In the end, Mattis resigned voluntarily, a senior U.S. defense official told FP.
“It wasn’t a forced resignation,” the official said.
Dana White, the Pentagon’s chief spokesperson, said Mattis briefed his senior staff after his return from the White House around 5 p.m. on Thursday night.
“Because you have the right to have a Secretary of Defense whose views are better aligned with yours on these and other subjects, I believe it is right for me to step down from my position,” Mattis wrote to Trump in his resignation letter.
Mattis’s last day at the Pentagon will be Feb. 28.
The question now is: Who will Trump tap to replace Mattis? According to one U.S. administration official, Deputy Defense Secretary Patrick Shanahan is a “serious” contender.
“He and the president get along, and Shanahan has no ideological baggage,” said another source with knowledge of the White House shortlist.
Lt. Col. Joseph Buccino, a spokesman for Shanahan, declined to comment on whether the deputy secretary is in the running.
“Deputy Secretary Shanahan remains solely focused on implementing the National Defense Strategy,” Buccino said.

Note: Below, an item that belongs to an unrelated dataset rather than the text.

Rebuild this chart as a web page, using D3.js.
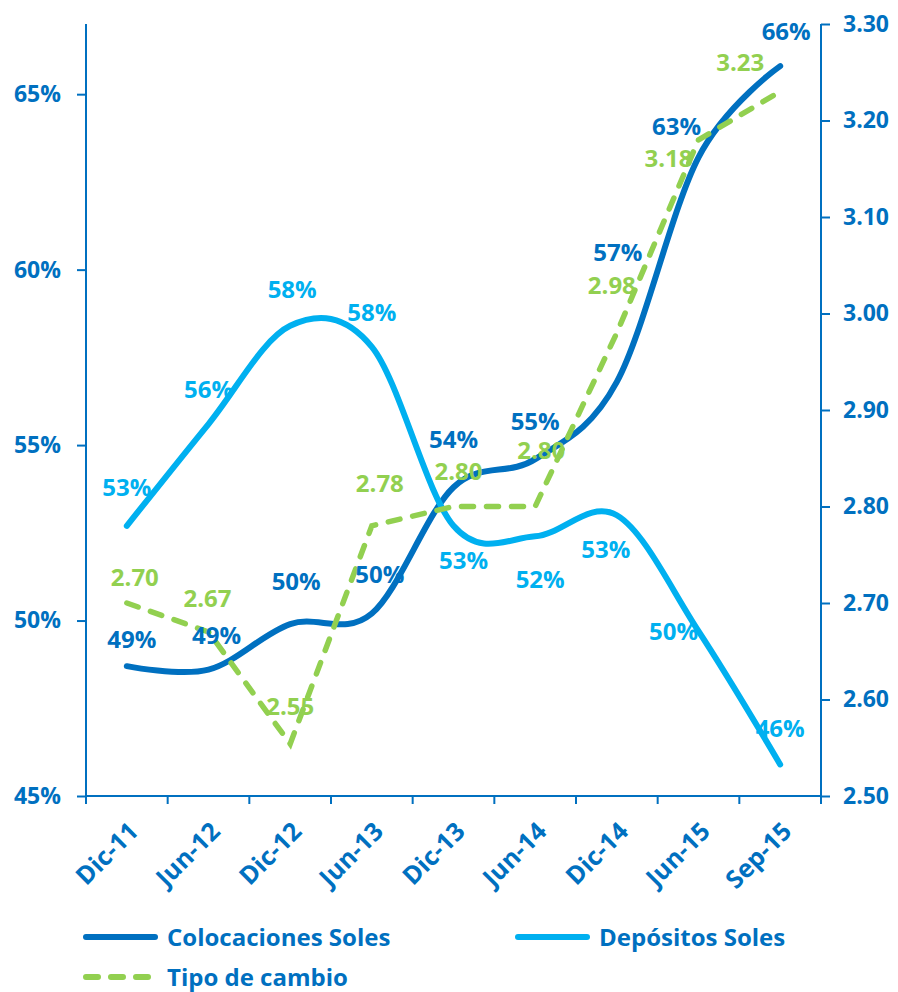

Another top contender is David McCormick, a West Point graduate, combat veteran, and co-CEO of the global macro investment firm Bridgewater Associates, the two sources told FP. McCormick runs in the same social circles as Trump’s daughter Ivanka Trump and her husband, Jared Kushner, and he is the fiancé of Dina Powell, Trump’s former deputy national security advisor for strategy.
Dan Coats, Trump’s director of national intelligence; Tom Cotton, the 41-year-old Arkansas Republican who chairs the Senate Armed Services Committee’s subcommittee on airland; and Navy Secretary Richard V. Spencer are also on the shortlist, according to the second source.
This report has been updated to reflect reports Saturday of Brett McGurk’s resignation.